Task instructions: Please write out the material that follows, exactly as it stands.

Given information:
↓↓↓

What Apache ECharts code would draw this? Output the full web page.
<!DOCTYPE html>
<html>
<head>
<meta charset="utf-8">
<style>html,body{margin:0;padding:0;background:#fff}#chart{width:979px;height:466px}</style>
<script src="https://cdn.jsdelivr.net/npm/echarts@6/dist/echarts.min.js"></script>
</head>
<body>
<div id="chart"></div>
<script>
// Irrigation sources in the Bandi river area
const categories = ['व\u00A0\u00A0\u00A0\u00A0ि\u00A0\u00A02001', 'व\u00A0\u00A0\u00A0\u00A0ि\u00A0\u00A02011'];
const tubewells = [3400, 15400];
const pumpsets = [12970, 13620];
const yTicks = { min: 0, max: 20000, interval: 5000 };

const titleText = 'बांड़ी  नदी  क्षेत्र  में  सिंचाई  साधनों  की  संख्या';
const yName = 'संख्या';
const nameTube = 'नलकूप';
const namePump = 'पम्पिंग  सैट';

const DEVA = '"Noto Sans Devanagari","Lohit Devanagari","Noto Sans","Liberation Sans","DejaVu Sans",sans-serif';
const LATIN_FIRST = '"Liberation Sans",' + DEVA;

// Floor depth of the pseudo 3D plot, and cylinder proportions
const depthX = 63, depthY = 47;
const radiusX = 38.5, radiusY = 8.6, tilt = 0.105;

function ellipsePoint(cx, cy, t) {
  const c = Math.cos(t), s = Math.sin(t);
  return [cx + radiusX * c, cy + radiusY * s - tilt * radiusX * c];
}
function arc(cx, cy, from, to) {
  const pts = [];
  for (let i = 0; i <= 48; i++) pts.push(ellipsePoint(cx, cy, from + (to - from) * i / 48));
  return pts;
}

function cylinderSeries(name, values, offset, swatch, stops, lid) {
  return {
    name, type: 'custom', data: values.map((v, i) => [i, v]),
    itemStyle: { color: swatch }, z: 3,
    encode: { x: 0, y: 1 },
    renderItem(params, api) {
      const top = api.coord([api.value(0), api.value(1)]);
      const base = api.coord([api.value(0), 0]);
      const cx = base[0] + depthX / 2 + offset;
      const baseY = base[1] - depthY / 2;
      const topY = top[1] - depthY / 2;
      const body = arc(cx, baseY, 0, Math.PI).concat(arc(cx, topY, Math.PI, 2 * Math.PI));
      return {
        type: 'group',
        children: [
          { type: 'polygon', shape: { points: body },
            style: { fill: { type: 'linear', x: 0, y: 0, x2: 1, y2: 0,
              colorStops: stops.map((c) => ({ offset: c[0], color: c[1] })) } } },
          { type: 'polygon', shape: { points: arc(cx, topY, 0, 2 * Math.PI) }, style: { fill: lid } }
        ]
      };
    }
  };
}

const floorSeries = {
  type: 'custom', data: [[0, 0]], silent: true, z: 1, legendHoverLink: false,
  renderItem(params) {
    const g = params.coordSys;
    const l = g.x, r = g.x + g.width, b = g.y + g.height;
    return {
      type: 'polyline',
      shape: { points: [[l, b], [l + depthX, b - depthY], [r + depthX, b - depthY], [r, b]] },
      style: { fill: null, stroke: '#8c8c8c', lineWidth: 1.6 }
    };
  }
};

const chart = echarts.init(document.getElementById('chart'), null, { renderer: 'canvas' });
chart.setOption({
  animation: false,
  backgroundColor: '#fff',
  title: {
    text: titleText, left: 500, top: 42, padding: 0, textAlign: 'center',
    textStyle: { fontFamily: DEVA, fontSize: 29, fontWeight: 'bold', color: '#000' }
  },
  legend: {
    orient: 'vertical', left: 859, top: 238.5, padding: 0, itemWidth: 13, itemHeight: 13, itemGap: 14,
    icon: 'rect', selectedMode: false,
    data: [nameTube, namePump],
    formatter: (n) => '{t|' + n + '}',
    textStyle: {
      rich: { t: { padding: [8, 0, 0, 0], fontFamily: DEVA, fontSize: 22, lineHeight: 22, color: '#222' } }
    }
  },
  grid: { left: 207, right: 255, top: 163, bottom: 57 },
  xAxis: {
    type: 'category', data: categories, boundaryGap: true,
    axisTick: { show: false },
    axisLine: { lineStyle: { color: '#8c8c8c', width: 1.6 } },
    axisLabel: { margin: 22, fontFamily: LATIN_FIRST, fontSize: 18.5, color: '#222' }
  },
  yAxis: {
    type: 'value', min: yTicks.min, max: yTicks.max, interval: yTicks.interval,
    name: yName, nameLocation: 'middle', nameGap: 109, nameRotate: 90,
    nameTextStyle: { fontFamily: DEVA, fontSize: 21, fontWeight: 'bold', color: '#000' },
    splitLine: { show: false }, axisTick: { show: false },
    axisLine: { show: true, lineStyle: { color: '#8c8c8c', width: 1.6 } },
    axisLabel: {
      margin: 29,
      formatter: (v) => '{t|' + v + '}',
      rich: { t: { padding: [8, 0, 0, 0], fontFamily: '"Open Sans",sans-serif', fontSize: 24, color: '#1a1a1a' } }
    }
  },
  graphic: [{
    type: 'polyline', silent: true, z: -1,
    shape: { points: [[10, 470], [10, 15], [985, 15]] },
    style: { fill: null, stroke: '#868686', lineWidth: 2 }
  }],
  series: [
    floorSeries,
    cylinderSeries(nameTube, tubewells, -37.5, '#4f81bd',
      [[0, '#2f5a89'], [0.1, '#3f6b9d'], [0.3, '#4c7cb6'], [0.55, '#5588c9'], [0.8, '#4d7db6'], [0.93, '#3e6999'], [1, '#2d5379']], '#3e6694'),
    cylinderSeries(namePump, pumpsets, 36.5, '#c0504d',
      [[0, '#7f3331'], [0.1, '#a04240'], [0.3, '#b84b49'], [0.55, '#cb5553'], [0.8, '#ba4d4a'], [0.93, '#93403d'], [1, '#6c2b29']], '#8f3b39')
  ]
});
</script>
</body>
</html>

↑↑↑

Finished task:
What Apache ECharts code would draw this? Output the full web page.
<!DOCTYPE html>
<html>
<head>
<meta charset="utf-8">
<style>html,body{margin:0;padding:0;background:#fff}#chart{width:979px;height:466px}</style>
<script src="https://cdn.jsdelivr.net/npm/echarts@6/dist/echarts.min.js"></script>
</head>
<body>
<div id="chart"></div>
<script>
// Irrigation sources in the Bandi river area
const categories = ['व\u00A0\u00A0\u00A0\u00A0ि\u00A0\u00A02001', 'व\u00A0\u00A0\u00A0\u00A0ि\u00A0\u00A02011'];
const tubewells = [3400, 15400];
const pumpsets = [12970, 13620];
const yTicks = { min: 0, max: 20000, interval: 5000 };

const titleText = 'बांड़ी  नदी  क्षेत्र  में  सिंचाई  साधनों  की  संख्या';
const yName = 'संख्या';
const nameTube = 'नलकूप';
const namePump = 'पम्पिंग  सैट';

const DEVA = '"Noto Sans Devanagari","Lohit Devanagari","Noto Sans","Liberation Sans","DejaVu Sans",sans-serif';
const LATIN_FIRST = '"Liberation Sans",' + DEVA;

// Floor depth of the pseudo 3D plot, and cylinder proportions
const depthX = 63, depthY = 47;
const radiusX = 38.5, radiusY = 8.6, tilt = 0.105;

function ellipsePoint(cx, cy, t) {
  const c = Math.cos(t), s = Math.sin(t);
  return [cx + radiusX * c, cy + radiusY * s - tilt * radiusX * c];
}
function arc(cx, cy, from, to) {
  const pts = [];
  for (let i = 0; i <= 48; i++) pts.push(ellipsePoint(cx, cy, from + (to - from) * i / 48));
  return pts;
}

function cylinderSeries(name, values, offset, swatch, stops, lid) {
  return {
    name, type: 'custom', data: values.map((v, i) => [i, v]),
    itemStyle: { color: swatch }, z: 3,
    encode: { x: 0, y: 1 },
    renderItem(params, api) {
      const top = api.coord([api.value(0), api.value(1)]);
      const base = api.coord([api.value(0), 0]);
      const cx = base[0] + depthX / 2 + offset;
      const baseY = base[1] - depthY / 2;
      const topY = top[1] - depthY / 2;
      const body = arc(cx, baseY, 0, Math.PI).concat(arc(cx, topY, Math.PI, 2 * Math.PI));
      return {
        type: 'group',
        children: [
          { type: 'polygon', shape: { points: body },
            style: { fill: { type: 'linear', x: 0, y: 0, x2: 1, y2: 0,
              colorStops: stops.map((c) => ({ offset: c[0], color: c[1] })) } } },
          { type: 'polygon', shape: { points: arc(cx, topY, 0, 2 * Math.PI) }, style: { fill: lid } }
        ]
      };
    }
  };
}

const floorSeries = {
  type: 'custom', data: [[0, 0]], silent: true, z: 1, legendHoverLink: false,
  renderItem(params) {
    const g = params.coordSys;
    const l = g.x, r = g.x + g.width, b = g.y + g.height;
    return {
      type: 'polyline',
      shape: { points: [[l, b], [l + depthX, b - depthY], [r + depthX, b - depthY], [r, b]] },
      style: { fill: null, stroke: '#8c8c8c', lineWidth: 1.6 }
    };
  }
};

const chart = echarts.init(document.getElementById('chart'), null, { renderer: 'canvas' });
chart.setOption({
  animation: false,
  backgroundColor: '#fff',
  title: {
    text: titleText, left: 500, top: 42, padding: 0, textAlign: 'center',
    textStyle: { fontFamily: DEVA, fontSize: 29, fontWeight: 'bold', color: '#000' }
  },
  legend: {
    orient: 'vertical', left: 859, top: 238.5, padding: 0, itemWidth: 13, itemHeight: 13, itemGap: 14,
    icon: 'rect', selectedMode: false,
    data: [nameTube, namePump],
    formatter: (n) => '{t|' + n + '}',
    textStyle: {
      rich: { t: { padding: [8, 0, 0, 0], fontFamily: DEVA, fontSize: 22, lineHeight: 22, color: '#222' } }
    }
  },
  grid: { left: 207, right: 255, top: 163, bottom: 57 },
  xAxis: {
    type: 'category', data: categories, boundaryGap: true,
    axisTick: { show: false },
    axisLine: { lineStyle: { color: '#8c8c8c', width: 1.6 } },
    axisLabel: { margin: 22, fontFamily: LATIN_FIRST, fontSize: 18.5, color: '#222' }
  },
  yAxis: {
    type: 'value', min: yTicks.min, max: yTicks.max, interval: yTicks.interval,
    name: yName, nameLocation: 'middle', nameGap: 109, nameRotate: 90,
    nameTextStyle: { fontFamily: DEVA, fontSize: 21, fontWeight: 'bold', color: '#000' },
    splitLine: { show: false }, axisTick: { show: false },
    axisLine: { show: true, lineStyle: { color: '#8c8c8c', width: 1.6 } },
    axisLabel: {
      margin: 29,
      formatter: (v) => '{t|' + v + '}',
      rich: { t: { padding: [8, 0, 0, 0], fontFamily: '"Open Sans",sans-serif', fontSize: 24, color: '#1a1a1a' } }
    }
  },
  graphic: [{
    type: 'polyline', silent: true, z: -1,
    shape: { points: [[10, 470], [10, 15], [985, 15]] },
    style: { fill: null, stroke: '#868686', lineWidth: 2 }
  }],
  series: [
    floorSeries,
    cylinderSeries(nameTube, tubewells, -37.5, '#4f81bd',
      [[0, '#2f5a89'], [0.1, '#3f6b9d'], [0.3, '#4c7cb6'], [0.55, '#5588c9'], [0.8, '#4d7db6'], [0.93, '#3e6999'], [1, '#2d5379']], '#3e6694'),
    cylinderSeries(namePump, pumpsets, 36.5, '#c0504d',
      [[0, '#7f3331'], [0.1, '#a04240'], [0.3, '#b84b49'], [0.55, '#cb5553'], [0.8, '#ba4d4a'], [0.93, '#93403d'], [1, '#6c2b29']], '#8f3b39')
  ]
});
</script>
</body>
</html>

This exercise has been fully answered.